■ **Given material**
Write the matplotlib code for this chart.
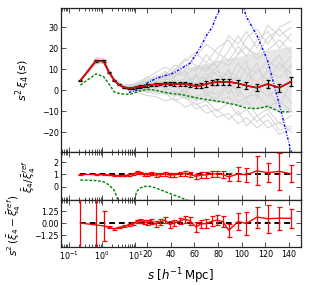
import numpy as np
import matplotlib
matplotlib.use('Agg')
import matplotlib.pyplot as plt
from matplotlib.ticker import FixedLocator, FixedFormatter, NullFormatter

# ---------------- data ----------------
s = [0.22, 0.65, 1.1, 1.6, 2.3, 3.2, 4.5, 6.3, 8.5, 11, 14, 17, 20, 23.5, 27, 31, 35, 39,
     43, 47.5, 52, 56.5, 61, 65.5, 70, 75, 79, 84, 89, 97, 104, 113, 122, 132, 142]

# reference (mean of mocks) s^2 xi_4 with errors
ref_main = [4.6, 14.0, 14.0, 8.5, 4.8, 2.6, 1.5, 1.0, 1.2, 1.5, 1.8, 2.0, 2.3, 2.6, 2.8, 3.0,
            3.0, 3.1, 3.0, 3.1, 3.0, 2.5, 2.0, 2.3, 3.0, 3.5, 4.0, 4.0, 4.0, 3.3, 2.2, 1.2,
            3.0, 1.2, 4.2]
ref_err = [0.3, 0.5, 0.5, 0.4, 0.3, 0.3, 0.3, 0.3, 0.4, 0.4, 0.5, 0.5, 0.6, 0.6, 0.7, 0.7,
           0.8, 0.8, 0.9, 0.9, 1.0, 1.0, 1.1, 1.1, 1.2, 1.2, 1.3, 1.3, 1.4, 1.5, 1.6, 1.7,
           1.8, 1.9, 2.0]
# measured s^2 xi_4
meas_main = [4.6, 13.8, 13.7, 8.3, 4.7, 2.5, 1.4, 1.0, 1.2, 1.5, 1.8, 2.0, 2.3, 2.6, 2.8, 3.0,
             3.0, 3.1, 3.0, 3.1, 3.0, 2.5, 2.0, 2.3, 3.0, 3.5, 4.0, 4.0, 4.0, 3.3, 2.2, 1.2,
             3.0, 1.2, 4.2]
green_main = [2.5, 7.8, 6.5, 3.0, -0.8, -1.5, -1.8, -1.9, -1.5, -0.8, -0.3, 0.1, 0.4, 0.3, 0.0,
              -0.5, -1.0, -1.4, -1.7, -2.0, -2.4, -3.0, -3.5, -4.0, -4.4, -4.8, -5.1, -5.6,
              -6.2, -7.2, -8.5, -8.7, -7.6, -10.2, -10.3]
s_blue = [6.3, 8.5, 11, 14, 17, 20, 23.5, 27, 31, 35, 39, 43, 47.5, 52, 56.5, 61, 65.5, 70,
          75, 79, 84, 89, 97, 104, 113, 122, 132, 142]
blue_main = [-1.0, -0.5, 0.0, 1.0, 2.0, 3.5, 4.5, 5.5, 6.3, 7.0, 7.5, 8.5, 10.0, 11.5, 13.0,
             17.0, 21.0, 26.0, 30.0, 36.0, 41.0, 48.0, 48.0, 35.0, 26.0, 14.0, -7.0, -29.5]

# mock realisations (grey)
s_mock = [0.22, 0.65, 1.1, 2.3, 4.5, 8.5, 14, 20, 27, 35, 43, 52, 61, 70, 79, 89, 97, 104,
          113, 122, 132, 142]
mocks = [
    [5.0, 15.5, 15.0, 5.5, 2.5, 2.8, 4.5, 6.0, 8.5, 11.0, 9.0, 14.0, 18.0, 13.0, 20.0, 24.0, 17.0, 25.0, 29.0, 22.0, 30.0, 33.0],
    [4.2, 12.5, 13.0, 4.0, 0.5, -0.5, -1.5, -2.5, -3.0, -5.0, -4.0, -8.0, -6.0, -11.0, -9.0, -14.0, -10.0, -17.0, -12.0, -18.0, -15.0, -20.0],
    [4.8, 14.8, 14.5, 5.2, 2.0, 2.0, 3.5, 5.0, 4.0, 7.0, 12.0, 10.0, 16.0, 22.0, 18.0, 14.0, 21.0, 16.0, 24.0, 28.0, 20.0, 27.0],
    [4.4, 13.2, 13.5, 4.4, 1.0, 0.5, 0.0, -1.0, 1.0, -2.0, 0.0, -4.0, -3.0, -1.0, -6.0, -3.0, -8.0, -5.0, -12.0, -9.0, -16.0, -12.0],
    [4.7, 14.3, 14.2, 5.0, 1.8, 1.8, 2.8, 4.0, 6.0, 5.0, 8.0, 7.0, 11.0, 9.0, 14.0, 12.0, 17.0, 21.0, 15.0, 19.0, 24.0, 18.0],
    [4.5, 13.7, 13.8, 4.6, 1.2, 1.0, 1.0, 1.5, -1.0, 0.0, -3.0, 1.0, -5.0, -2.0, -4.0, 2.0, -6.0, -3.0, -2.0, -8.0, -5.0, -10.0],
    [4.9, 15.0, 14.8, 5.3, 2.2, 2.4, 3.8, 3.0, 5.5, 9.0, 6.0, 12.0, 9.0, 17.0, 11.0, 19.0, 26.0, 20.0, 17.0, 25.0, 29.0, 23.0],
    [4.3, 13.0, 13.2, 4.2, 0.8, 0.2, -0.5, 0.5, 2.0, 1.0, -1.0, -2.0, -7.0, -5.0, -10.0, -6.0, -12.0, -9.0, -15.0, -11.0, -19.0, -17.0],
    [4.6, 14.1, 14.1, 4.9, 1.6, 1.5, 2.5, 2.0, 4.0, 3.0, 5.0, 4.0, 7.0, 5.0, 9.0, 7.0, 4.0, 11.0, 8.0, 14.0, 10.0, 16.0],
    [4.6, 13.9, 13.9, 4.7, 1.4, 1.0, 1.2, 2.8, 1.5, 4.5, 2.0, 6.0, 3.0, 8.0, 4.0, 9.0, 6.0, 3.0, 10.0, 5.0, 13.0, 8.0],
    [4.5, 14.2, 14.0, 4.8, 1.3, 1.4, 2.2, 1.0, 3.0, 0.0, 2.0, -1.0, 4.0, 0.0, -2.0, 3.0, 0.0, -4.0, 2.0, -3.0, 1.0, -6.0],
    [4.7, 14.4, 14.3, 5.1, 1.9, 2.2, 3.0, 4.5, 7.0, 6.0, 10.0, 15.0, 12.0, 10.0, 15.0, 26.0, 22.0, 28.0, 20.0, 31.0, 26.0, 30.0],
    [4.4, 13.5, 13.6, 4.5, 1.1, 0.8, 0.5, -0.5, -2.0, -1.0, -5.0, -3.0, -9.0, -7.0, -13.0, -11.0, -16.0, -13.0, -18.0, -14.0, -21.0, -18.0],
    [4.6, 14.0, 14.0, 4.8, 1.5, 1.2, 1.8, 3.5, 2.5, 5.5, 4.0, 2.0, 6.0, 12.0, 7.0, 5.0, 13.0, 8.0, 4.0, 9.0, 6.0, 12.0],
    [4.5, 13.6, 14.4, 5.0, 1.7, 1.1, 2.0, 0.0, 5.0, 2.0, 7.0, 9.0, 2.0, 6.0, 11.0, -2.0, 9.0, 14.0, -4.0, 11.0, 17.0, 2.0],
    [4.7, 14.6, 13.8, 4.6, 1.3, 1.7, 3.2, 6.5, 3.0, 8.0, 3.0, -2.0, 8.0, -3.0, 2.0, 10.0, -3.0, 6.0, 13.0, 0.0, -8.0, 5.0],
]
band_lo = [4.1, 13.0, 13.1, 4.1, 0.9, 0.4, 0.0, -0.3, -1.0, -1.8, -2.5, -3.5, -4.5, -5.0, -5.5, -6.5, -7.0, -7.5, -8.5, -9.0, -9.5, -10.0]
band_hi = [5.1, 15.0, 14.9, 5.5, 2.2, 2.3, 3.5, 5.0, 6.5, 8.0, 9.0, 10.5, 12.0, 13.0, 14.0, 15.5, 16.0, 17.0, 18.0, 19.0, 20.0, 21.0]

# ratio panel
ratio = [1.0, 1.0, 0.98, 0.95, 0.93, 0.9, 0.9, 0.95, 1.05, 1.15, 1.1, 1.0, 1.0, 1.05, 0.95,
         1.0, 1.05, 0.95, 0.98, 1.02, 1.08, 1.0, 0.85, 0.95, 0.97, 1.05, 1.05, 1.0, 0.8, 1.05,
         0.97, 1.3, 1.15, 1.25, 1.05]
ratio_err = [0.02, 0.02, 0.03, 0.03, 0.04, 0.05, 0.06, 0.07, 0.08, 0.1, 0.1, 0.1, 0.12, 0.12,
             0.13, 0.14, 0.15, 0.15, 0.16, 0.17, 0.18, 0.2, 0.2, 0.22, 0.22, 0.25, 0.25, 0.28,
             0.35, 0.55, 0.55, 1.2, 0.8, 1.5, 0.7]
green_ratio = [0.55, 0.5, 0.4, 0.15, -0.3, -1.3, -2.5, -2.5, -1.5, -0.4, -0.1, 0.0, 0.05, 0.0,
               -0.1, -0.25, -0.4, -0.55, -0.7, -0.85, -1.05, -1.2, -1.4, -1.6, -1.8, -2.0,
               -2.2, -2.4, -2.6, -2.8, -3.0, -4.0, -3.0, -5.0, -4.5]

# difference panel
diff = [0.0, -0.2, -0.3, -0.45, -0.6, -0.45, -0.35, -0.2, -0.05, 0.15, 0.25, 0.1, 0.05, 0.2,
        -0.1, 0.1, 0.3, -0.15, 0.0, 0.2, 0.4, 0.2, -0.4, -0.1, -0.05, 0.2, 0.3, 0.15, -0.75,
        0.15, -0.05, 0.62, 0.45, 0.5, 0.5]
diff_err = [5.0, 5.0, 1.6, 0.1, 0.08, 0.08, 0.1, 0.12, 0.15, 0.18, 0.2, 0.22, 0.25, 0.27, 0.28,
            0.3, 0.3, 0.32, 0.33, 0.35, 0.38, 0.4, 0.5, 0.45, 0.5, 0.5, 0.55, 0.6, 0.7, 0.9,
            1.2, 1.1, 1.45, 1.2, 1.0]

xtick_vals = [0.1, 1, 10, 20, 40, 60, 80, 100, 120, 140]
xtick_labels = ['$10^{-1}$', '$10^{0}$', '$10^{1}$', '20', '40', '60', '80', '100', '120', '140']
xminor_vals = [0.06, 0.07, 0.08, 0.09, 0.2, 0.3, 0.4, 0.5, 0.6, 0.7, 0.8, 0.9,
               2, 3, 4, 5, 6, 7, 8, 9]

# ---------------- hybrid log/linear scale ----------------
BREAK = 10.0
K = 28.2


def fwd(x):
    x = np.asarray(x, dtype=float)
    with np.errstate(all='ignore'):
        lg = np.log10(np.clip(x, 1e-12, None))
    return np.where(x <= BREAK, lg, 1.0 + (x - BREAK) / K)


def inv(t):
    t = np.asarray(t, dtype=float)
    return np.where(t <= 1.0, 10.0 ** np.clip(t, -30, 1.0), BREAK + (t - 1.0) * K)


plt.rcParams['font.family'] = ['DejaVu Sans']
plt.rcParams['mathtext.fontset'] = 'dejavusans'

W, H = 311, 285
fig = plt.figure(figsize=(W / 100, H / 100), dpi=100)


def box(top, bottom, left=61.3, right=300.7):
    return [left / W, 1 - bottom / H, (right - left) / W, (bottom - top) / H]


ax1 = fig.add_axes(box(8, 152))
ax2 = fig.add_axes(box(152, 200))
ax3 = fig.add_axes(box(200, 247))

XMIN, XMAX = 0.059, 150
TS = 5.8
for ax in (ax1, ax2, ax3):
    ax.set_xscale('function', functions=(fwd, inv))
    ax.set_xlim(XMIN, XMAX)
    ax.xaxis.set_major_locator(FixedLocator(xtick_vals))
    ax.xaxis.set_minor_locator(FixedLocator(xminor_vals))
    ax.xaxis.set_minor_formatter(NullFormatter())
    ax.tick_params(which='both', direction='in', top=True, right=True, labelsize=TS,
                   width=0.6, color='#333333', pad=2)
    ax.tick_params(which='major', length=3.5)
    ax.tick_params(which='minor', length=2)
    for sp in ax.spines.values():
        sp.set_linewidth(0.9)
        sp.set_color('#222222')

ax3.xaxis.set_major_formatter(FixedFormatter(xtick_labels))
ax1.xaxis.set_major_formatter(NullFormatter())
ax2.xaxis.set_major_formatter(NullFormatter())

span = float(fwd(XMAX) - fwd(XMIN))
x0 = float(fwd(s[0]) - fwd(XMIN)) / span
x1 = float(fwd(s[-1]) - fwd(XMIN)) / span

# ---- main panel ----
ax1.fill_between(s_mock, band_lo, band_hi, color='#e6e6e6', lw=0, zorder=1)
for m in mocks:
    ax1.plot(s_mock, m, color='#d3d3d3', lw=0.7, zorder=1.5)
ax1.errorbar(s, ref_main, yerr=ref_err, color='black', lw=1.1, capsize=1.6,
             elinewidth=0.9, capthick=0.9, zorder=3)
ax1.plot(s, meas_main, color='red', lw=1.0, zorder=4)
ax1.plot(s, green_main, color='green', lw=1.0, ls=(0, (2, 1.2)), zorder=2.5)
ax1.plot(s_blue, blue_main, color='blue', lw=1.0, ls=(0, (1.8, 1.2, 0.6, 1.2)), zorder=2.5)
ax1.set_ylim(-29.4, 39.2)
ax1.yaxis.set_major_locator(FixedLocator([-20, -10, 0, 10, 20, 30]))
ax1.set_ylabel(r'$s^2\,\xi_4\,(s)$', fontsize=8)
ax1.yaxis.set_label_coords(-0.122, 0.5)

# ---- ratio panel ----
ax2.axhline(1.0, color='black', lw=1.4, ls=(0, (3, 2)), zorder=3, xmin=x0, xmax=x1)
ax2.errorbar(s, ratio, yerr=ratio_err, color='red', lw=1.0, capsize=1.8,
             elinewidth=0.9, capthick=0.9, zorder=4)
ax2.plot(s, green_ratio, color='green', lw=1.0, ls=(0, (2, 1.2)), zorder=2.5)
ax2.set_ylim(-1.09, 2.84)
ax2.yaxis.set_major_locator(FixedLocator([0, 1, 2]))
ax2.set_ylabel(r'$\bar{\xi}_4/\bar{\xi}_4^{ref}$', fontsize=7.5)
ax2.yaxis.set_label_coords(-0.097, 0.5)

# ---- difference panel ----
ax3.axhline(0.0, color='black', lw=1.4, ls=(0, (3, 2)), zorder=3, xmin=x0, xmax=x1)
ax3.errorbar(s, diff, yerr=diff_err, color='red', lw=1.0, capsize=1.8,
             elinewidth=0.9, capthick=0.9, zorder=4)
ax3.set_ylim(-2.5, 2.4)
ax3.yaxis.set_major_locator(FixedLocator([-1.25, 0.0, 1.25]))
ax3.yaxis.set_major_formatter(FixedFormatter(['\u22121.25', '0.00', '1.25']))
ax3.set_ylabel(r'$s^2\,(\bar{\xi}_4-\bar{\xi}_4^{ref})$', fontsize=7.5)
ax3.yaxis.set_label_coords(-0.16, 0.47)
ax3.set_xlabel(r'$s\ [h^{-1}\,\mathrm{Mpc}]$', fontsize=8.5, labelpad=3)

fig.savefig('out.png', dpi=100)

■ **Work instructions**
Everything from the first line of the listing above through the line that contains "from matplotlib.ticker import" is to be restated word for word, minus the pictures.

■ **Solution**
Write the matplotlib code for this chart.
import numpy as np
import matplotlib
matplotlib.use('Agg')
import matplotlib.pyplot as plt
from matplotlib.ticker import FixedLocator, FixedFormatter, NullFormatter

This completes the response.